Exercise>
Reproduce nothing but the lines from the start of the material through the line that includes "(title) at (4,52)", both ends included, and omit every picture.

Start of Records for processing

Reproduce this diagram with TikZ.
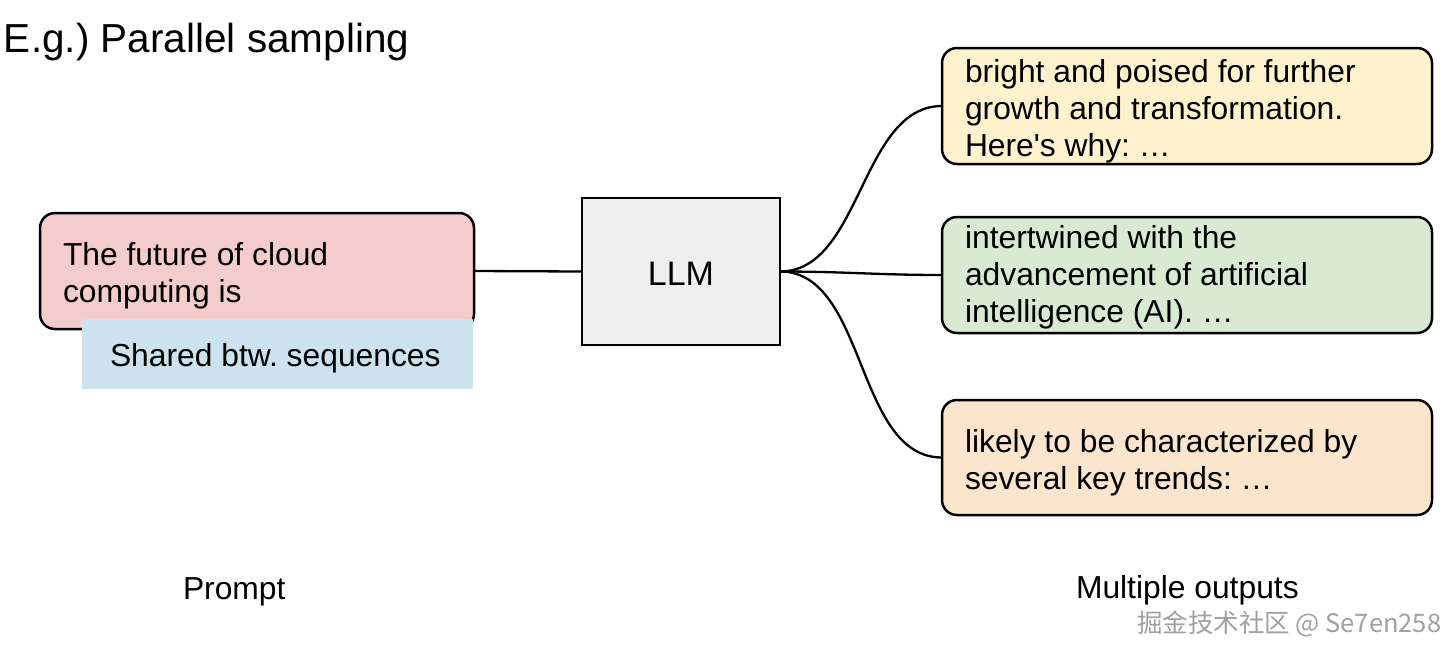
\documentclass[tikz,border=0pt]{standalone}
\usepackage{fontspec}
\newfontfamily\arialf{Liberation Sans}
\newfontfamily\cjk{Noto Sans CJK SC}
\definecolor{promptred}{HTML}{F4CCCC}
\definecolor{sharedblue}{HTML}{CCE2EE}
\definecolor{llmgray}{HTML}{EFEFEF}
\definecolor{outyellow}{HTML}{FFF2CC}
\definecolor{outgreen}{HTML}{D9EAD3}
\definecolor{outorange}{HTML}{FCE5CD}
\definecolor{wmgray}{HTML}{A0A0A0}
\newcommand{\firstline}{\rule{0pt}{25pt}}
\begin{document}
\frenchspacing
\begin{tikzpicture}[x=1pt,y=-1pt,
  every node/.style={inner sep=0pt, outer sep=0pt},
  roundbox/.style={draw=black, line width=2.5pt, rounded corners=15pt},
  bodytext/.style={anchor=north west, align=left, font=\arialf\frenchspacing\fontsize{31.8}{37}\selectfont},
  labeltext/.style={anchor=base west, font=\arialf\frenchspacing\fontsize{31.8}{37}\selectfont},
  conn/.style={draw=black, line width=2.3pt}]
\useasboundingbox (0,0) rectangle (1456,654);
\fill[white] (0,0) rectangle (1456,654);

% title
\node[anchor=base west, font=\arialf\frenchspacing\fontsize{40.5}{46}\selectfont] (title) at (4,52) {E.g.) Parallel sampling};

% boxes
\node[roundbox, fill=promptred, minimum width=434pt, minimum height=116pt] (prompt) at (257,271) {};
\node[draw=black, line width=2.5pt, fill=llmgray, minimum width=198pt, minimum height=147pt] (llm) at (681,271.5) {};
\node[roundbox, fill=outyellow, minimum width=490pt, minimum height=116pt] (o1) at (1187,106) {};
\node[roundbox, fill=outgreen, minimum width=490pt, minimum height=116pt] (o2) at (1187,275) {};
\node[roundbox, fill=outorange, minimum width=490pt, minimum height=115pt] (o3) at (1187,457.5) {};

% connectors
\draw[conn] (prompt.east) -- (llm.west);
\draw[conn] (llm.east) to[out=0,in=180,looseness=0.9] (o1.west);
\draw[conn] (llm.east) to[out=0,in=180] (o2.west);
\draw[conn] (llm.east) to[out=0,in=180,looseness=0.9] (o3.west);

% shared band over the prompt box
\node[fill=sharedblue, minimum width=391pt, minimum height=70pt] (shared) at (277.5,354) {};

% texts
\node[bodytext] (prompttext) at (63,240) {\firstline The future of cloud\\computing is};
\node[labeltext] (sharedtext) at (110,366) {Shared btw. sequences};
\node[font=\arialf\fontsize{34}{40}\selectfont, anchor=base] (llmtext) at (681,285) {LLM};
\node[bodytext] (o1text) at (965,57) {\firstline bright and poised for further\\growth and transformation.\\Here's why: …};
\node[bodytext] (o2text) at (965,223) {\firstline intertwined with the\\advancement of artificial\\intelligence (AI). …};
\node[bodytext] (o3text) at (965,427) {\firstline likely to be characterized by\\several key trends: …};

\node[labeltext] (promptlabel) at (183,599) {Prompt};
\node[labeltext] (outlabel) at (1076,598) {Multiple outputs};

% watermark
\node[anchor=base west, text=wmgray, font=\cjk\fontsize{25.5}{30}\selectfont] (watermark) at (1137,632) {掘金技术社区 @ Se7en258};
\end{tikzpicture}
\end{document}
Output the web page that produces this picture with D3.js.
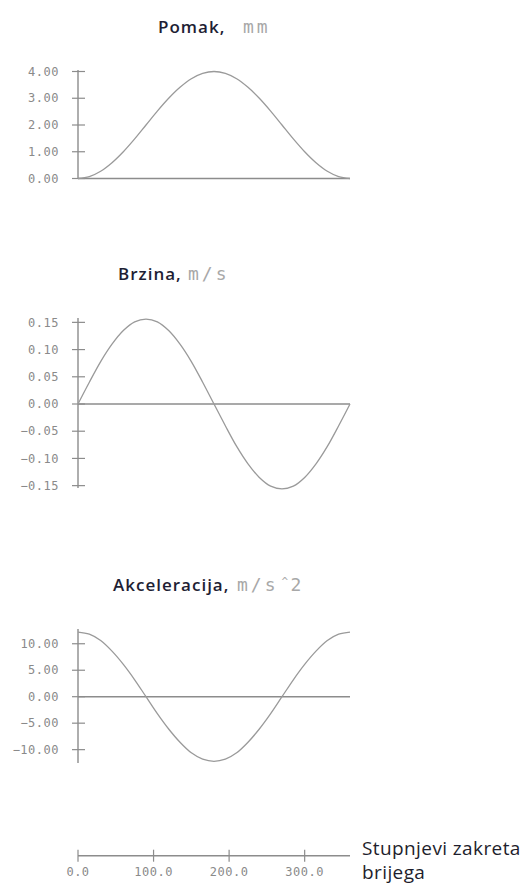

End of Records for processing

Correct result>
Reproduce this diagram with TikZ.
\documentclass[tikz,border=0pt]{standalone}
\usepackage{fontspec}
\newfontfamily\arialf{Liberation Sans}
\newfontfamily\cjk{Noto Sans CJK SC}
\definecolor{promptred}{HTML}{F4CCCC}
\definecolor{sharedblue}{HTML}{CCE2EE}
\definecolor{llmgray}{HTML}{EFEFEF}
\definecolor{outyellow}{HTML}{FFF2CC}
\definecolor{outgreen}{HTML}{D9EAD3}
\definecolor{outorange}{HTML}{FCE5CD}
\definecolor{wmgray}{HTML}{A0A0A0}
\newcommand{\firstline}{\rule{0pt}{25pt}}
\begin{document}
\frenchspacing
\begin{tikzpicture}[x=1pt,y=-1pt,
  every node/.style={inner sep=0pt, outer sep=0pt},
  roundbox/.style={draw=black, line width=2.5pt, rounded corners=15pt},
  bodytext/.style={anchor=north west, align=left, font=\arialf\frenchspacing\fontsize{31.8}{37}\selectfont},
  labeltext/.style={anchor=base west, font=\arialf\frenchspacing\fontsize{31.8}{37}\selectfont},
  conn/.style={draw=black, line width=2.3pt}]
\useasboundingbox (0,0) rectangle (1456,654);
\fill[white] (0,0) rectangle (1456,654);

% title
\node[anchor=base west, font=\arialf\frenchspacing\fontsize{40.5}{46}\selectfont] (title) at (4,52) {E.g.) Parallel sampling};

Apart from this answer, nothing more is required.